Stocks Trade Mixed as CPI, Bank Earnings Hit Simultaneously
S&P 500 futures edge lower as investors parse inflation data and JPMorgan results while awaiting the rest of bank earnings week.
Tuesday brought the most information-dense morning of 2026 so far, and markets are still sorting through it.
S&P 500 futures dropped 0.1% ahead of the open after the Bureau of Labor Statistics released December's Consumer Price Index at 8:30 a.m. ET—the same moment JPMorgan Chase posted quarterly results. The Dow edged lower while Nasdaq futures held near flat.

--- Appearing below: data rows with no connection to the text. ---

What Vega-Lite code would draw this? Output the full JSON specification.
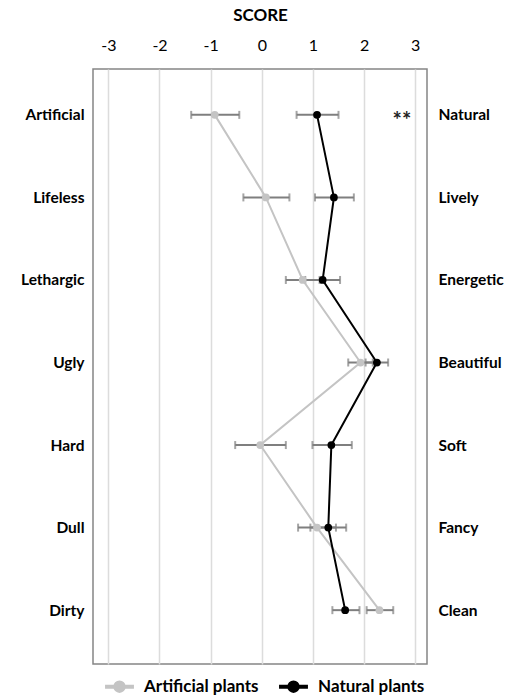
{
  "$schema": "https://vega.github.io/schema/vega-lite/v6.json",
  "autosize": {"type": "none"},
  "padding": {"left": 93, "top": 69, "right": 89, "bottom": 32},
  "width": 334,
  "height": 595,
  "config": {
    "font": "Lato",
    "view": {"stroke": "#858585", "strokeWidth": 1.5},
    "background": "white"
  },
  "datasets": {
    "scores": [
      {"idx": 1, "left": "Artificial", "group": "Artificial plants", "mean": -0.92, "lo": -1.38, "hi": -0.44},
      {"idx": 2, "left": "Lifeless", "group": "Artificial plants", "mean": 0.08, "lo": -0.36, "hi": 0.54},
      {"idx": 3, "left": "Lethargic", "group": "Artificial plants", "mean": 0.8, "lo": 0.47, "hi": 1.13},
      {"idx": 4, "left": "Ugly", "group": "Artificial plants", "mean": 1.93, "lo": 1.69, "hi": 2.17},
      {"idx": 5, "left": "Hard", "group": "Artificial plants", "mean": -0.03, "lo": -0.52, "hi": 0.47},
      {"idx": 6, "left": "Dull", "group": "Artificial plants", "mean": 1.08, "lo": 0.71, "hi": 1.45},
      {"idx": 7, "left": "Dirty", "group": "Artificial plants", "mean": 2.3, "lo": 2.05, "hi": 2.57},
      {"idx": 1, "left": "Artificial", "group": "Natural plants", "mean": 1.08, "lo": 0.68, "hi": 1.5},
      {"idx": 2, "left": "Lifeless", "group": "Natural plants", "mean": 1.41, "lo": 1.04, "hi": 1.8},
      {"idx": 3, "left": "Lethargic", "group": "Natural plants", "mean": 1.19, "lo": 0.85, "hi": 1.53},
      {"idx": 4, "left": "Ugly", "group": "Natural plants", "mean": 2.25, "lo": 2.03, "hi": 2.47},
      {"idx": 5, "left": "Hard", "group": "Natural plants", "mean": 1.36, "lo": 0.99, "hi": 1.76},
      {"idx": 6, "left": "Dull", "group": "Natural plants", "mean": 1.3, "lo": 0.95, "hi": 1.65},
      {"idx": 7, "left": "Dirty", "group": "Natural plants", "mean": 1.63, "lo": 1.38, "hi": 1.91}
    ],
    "rows": [
      {"idx": 1, "right": "Natural"},
      {"idx": 2, "right": "Lively"},
      {"idx": 3, "right": "Energetic"},
      {"idx": 4, "right": "Beautiful"},
      {"idx": 5, "right": "Soft"},
      {"idx": 6, "right": "Fancy"},
      {"idx": 7, "right": "Clean"}
    ],
    "notes": [
      {"left": "Artificial", "x": 2.74, "label": "**"}
    ]
  },
  "layer": [
    {
      "data": {"name": "scores"},
      "encoding": {
        "y": {
          "field": "left", "type": "nominal",
          "sort": ["Artificial", "Lifeless", "Lethargic", "Ugly", "Hard", "Dull", "Dirty"],
          "scale": {"type": "point", "padding": 0.604, "align": 0.46},
          "axis": {"orient": "left", "title": null, "domain": false, "ticks": false, "tickSize": 0, "grid": false, "labelFontSize": 15.5, "labelFontWeight": "bold", "labelColor": "#000", "labelPadding": 9}
        }
      },
      "layer": [
        {
          "mark": {"type": "rule", "color": "#7f7f7f", "strokeWidth": 2},
          "encoding": {
            "x": {
              "field": "lo", "type": "quantitative",
              "scale": {"domain": [-3.3, 3.23], "nice": false, "zero": false},
              "axis": {"orient": "top", "title": "SCORE", "titleFontSize": 17, "titleFontWeight": "bold", "titleColor": "#000", "titlePadding": 13, "values": [-3, -2, -1, 0, 1, 2, 3], "labelExpr": "'' + datum.value", "labelFontSize": 16, "labelColor": "#000", "labelPadding": 16, "domain": false, "ticks": false, "tickSize": 0, "grid": true, "gridColor": "#dcdcdc", "gridWidth": 1.5}
            },
            "x2": {"field": "hi"}
          }
        },
        {
          "mark": {"type": "tick", "color": "#7f7f7f", "thickness": 2, "size": 8},
          "encoding": {"x": {"field": "lo", "type": "quantitative"}}
        },
        {
          "mark": {"type": "tick", "color": "#7f7f7f", "thickness": 2, "size": 8},
          "encoding": {"x": {"field": "hi", "type": "quantitative"}}
        },
        {
          "mark": {"type": "line", "strokeWidth": 2},
          "encoding": {
            "x": {"field": "mean", "type": "quantitative"},
            "order": {"field": "idx"},
            "color": {
              "field": "group", "type": "nominal",
              "scale": {"domain": ["Artificial plants", "Natural plants"], "range": ["#c4c4c4", "#000000"]},
              "legend": {
                "orient": "none", "direction": "horizontal", "legendX": 16, "legendY": 607, "title": null,
                "symbolType": "M-1.7,0H1.7M0.5,0A0.5,0.5,0,1,1,-0.5,0A0.5,0.5,0,1,1,0.5,0Z",
                "symbolSize": 289, "symbolStrokeWidth": 4,
                "labelFontSize": 17, "labelFontWeight": "bold", "labelColor": "#000", "columnPadding": 12, "labelOffset": 14
              }
            }
          }
        },
        {
          "mark": {"type": "circle", "size": 60, "opacity": 1},
          "encoding": {
            "x": {"field": "mean", "type": "quantitative"},
            "color": {"field": "group", "type": "nominal", "legend": null}
          }
        }
      ]
    },
    {
      "data": {"name": "notes"},
      "mark": {"type": "text", "fontSize": 22, "fontWeight": "bold", "color": "#222", "baseline": "middle", "dy": 6},
      "encoding": {
        "x": {"field": "x", "type": "quantitative"},
        "y": {"field": "left", "type": "nominal", "sort": ["Artificial", "Lifeless", "Lethargic", "Ugly", "Hard", "Dull", "Dirty"], "scale": {"type": "point", "padding": 0.604, "align": 0.46, "domain": ["Artificial", "Lifeless", "Lethargic", "Ugly", "Hard", "Dull", "Dirty"]}, "axis": null},
        "text": {"field": "label"}
      }
    },
    {
      "data": {"name": "rows"},
      "mark": {"type": "point", "opacity": 0},
      "encoding": {
        "y": {
          "field": "right", "type": "nominal",
          "sort": ["Natural", "Lively", "Energetic", "Beautiful", "Soft", "Fancy", "Clean"],
          "scale": {"type": "point", "padding": 0.604, "align": 0.46},
          "axis": {"orient": "right", "title": null, "domain": false, "ticks": false, "tickSize": 0, "grid": false, "labelFontSize": 15.5, "labelFontWeight": "bold", "labelColor": "#000", "labelPadding": 11}
        }
      }
    }
  ],
  "resolve": {"scale": {"y": "independent"}}
}
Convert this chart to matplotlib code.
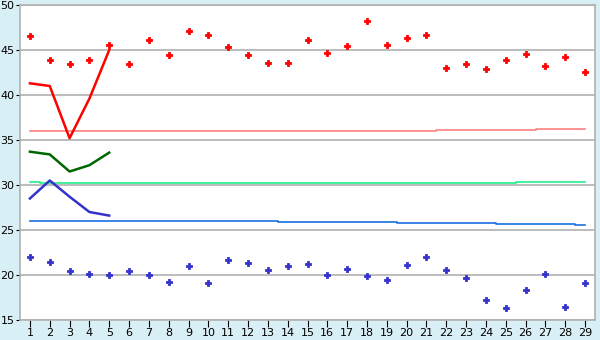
import matplotlib.pyplot as plt

# dias
dias = list(range(1, 30))

# pontos vermelhos (maximas)
maximas = [46.6, 43.9, 43.4, 43.9, 45.6, 43.5, 46.1, 44.4, 47.1, 46.7,
           45.3, 44.4, 43.6, 43.6, 46.1, 44.7, 45.5, 48.2, 45.6, 46.3,
           46.7, 43.0, 43.4, 42.9, 43.9, 44.6, 43.2, 44.2, 42.6]

# pontos azuis (minimas)
minimas = [22.0, 21.4, 20.4, 20.1, 20.0, 20.5, 20.0, 19.2, 21.0, 19.1,
           21.7, 21.3, 20.6, 21.0, 21.2, 20.0, 20.7, 19.9, 19.4, 21.1,
           22.0, 20.6, 19.7, 17.2, 16.3, 18.3, 20.1, 16.5, 19.1]

# linhas dos primeiros 5 dias
dias_curtos = [1, 2, 3, 4, 5]
linha_vermelha = [41.3, 41.0, 35.2, 39.6, 45.0]
linha_verde = [33.7, 33.4, 31.5, 32.2, 33.6]
linha_azul = [28.5, 30.5, 28.7, 27.0, 26.6]

# medias (linhas em degrau)
media_max = [35.96] * 21 + [36.07] * 5 + [36.19] * 3
media_verde = [30.3] + [30.19] * 24 + [30.3] * 4
media_min = [25.96] * 13 + [25.85] * 6 + [25.74] * 5 + [25.63] * 4 + [25.52]

fig = plt.figure(figsize=(6, 3.4), dpi=100, facecolor='#d9eff6')
ax = fig.add_axes([20 / 600, 20 / 340, 575 / 600, 315 / 340])
ax.set_facecolor('white')

ax.plot(dias, media_max, drawstyle='steps-mid', color='#ff8080', lw=1.2)
ax.plot(dias, media_verde, drawstyle='steps-mid', color='#22ee88', lw=1.2)
ax.plot(dias, media_min, drawstyle='steps-mid', color='#1a6ee0', lw=1.2)

ax.plot(dias_curtos, linha_vermelha, color='#ff0000', lw=1.8)
ax.plot(dias_curtos, linha_verde, color='#006600', lw=1.8)
ax.plot(dias_curtos, linha_azul, color='#3333cc', lw=1.8)

ax.plot(dias, maximas, 'P', color='#ff0000', ms=5, mew=0.6)
ax.plot(dias, minimas, 'P', color='#3333cc', ms=5, mew=0.6)

ax.set_xlim(0.5, 29.5)
ax.set_ylim(15, 50)
ax.set_xticks(dias)
ax.set_yticks(range(15, 51, 5))
ax.yaxis.grid(True, color='#b0b0b0', lw=1.2)
ax.set_axisbelow(True)
for s in ax.spines.values():
    s.set_color('#b0b0b0')
    s.set_linewidth(1.2)
ax.tick_params(axis='x', length=5, color='black', labelsize=8, pad=1)
ax.tick_params(axis='y', length=3, color='black', labelsize=8, pad=1)

plt.savefig('out.png', facecolor=fig.get_facecolor())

It's a lot to process. The inflation report confirms what the Fed has been signaling: price pressures aren't fully vanquished, and rate cuts won't come quickly. JPMorgan's strong trading results showed the financial system remains healthy. But the macro picture is what matters for index direction, and that picture just got more complicated.
CPI Came in as Expected
December's headline CPI rose 2.9% year-over-year, ticking higher from November's 2.7% reading. Core inflation—which strips out food and energy—held at 2.7%, matching the Wall Street consensus.
No surprises there, but "no surprises" still means inflation remains above the Fed's 2% target. The report reinforces the case for holding rates steady at the January 27-28 FOMC meeting—a 97% probability according to CME FedWatch going into today.
Shelter costs remain the stubborn component, and used car prices firmed in December after deflating through much of 2025. Neither trend suggests inflation is about to plunge toward target.
For rate cut expectations, this changes little. Markets still see the first cut in May or June at the earliest, with a second cut uncertain before year-end.
Bank Earnings Beat but Stocks Muted
JPMorgan posted adjusted EPS of $5.23 versus $5.00 expected, driven by a 40% surge in equities trading revenue. The stock barely moved. When a beat doesn't spark a rally, it usually means the good news was already priced in.
Delta Air Lines also reported this morning, guiding to 20% earnings growth in 2026. The stock fell 4% anyway—classic "sell the news" after a 48% run last year.
The market's muted reaction to earnings beats suggests investors are more focused on the macro backdrop: inflation, Fed policy, and the ongoing uncertainty around Fed independence.
The Week Ahead
Bank earnings continue tomorrow with Wells Fargo, Bank of America, and Citigroup before the open. Goldman Sachs and Morgan Stanley follow Wednesday. The results will fill in the picture JPMorgan started painting—strong capital markets activity offsetting pressure on net interest income.
But the bigger story this week may not be earnings at all. The DOJ's investigation into Fed Chair Powell and Trump's credit card rate cap proposal continue to generate headlines. Senator Thom Tillis announced he'll block all Federal Reserve nominees until the administration clarifies its approach to central bank independence.
Treasury yields held steady Tuesday morning, with the 10-year around 4.75%. The yield curve remains inverted at the short end, reflecting expectations that the Fed will eventually cut but not anytime soon.
Key Levels to Watch
The S&P 500 sits just below its all-time high of 6,977, set last Friday. A close above that level would extend the January rally. A failure to hold 6,900 would suggest profit-taking has more room to run.
The VIX remains subdued around 14, indicating options traders aren't pricing in significant near-term volatility. That's surprising given the policy uncertainty, but it also means protection is cheap if you want it.
Volume is picking up from the thin holiday period, which should provide better signal on where institutional money is flowing. So far, the signal is "wait and see."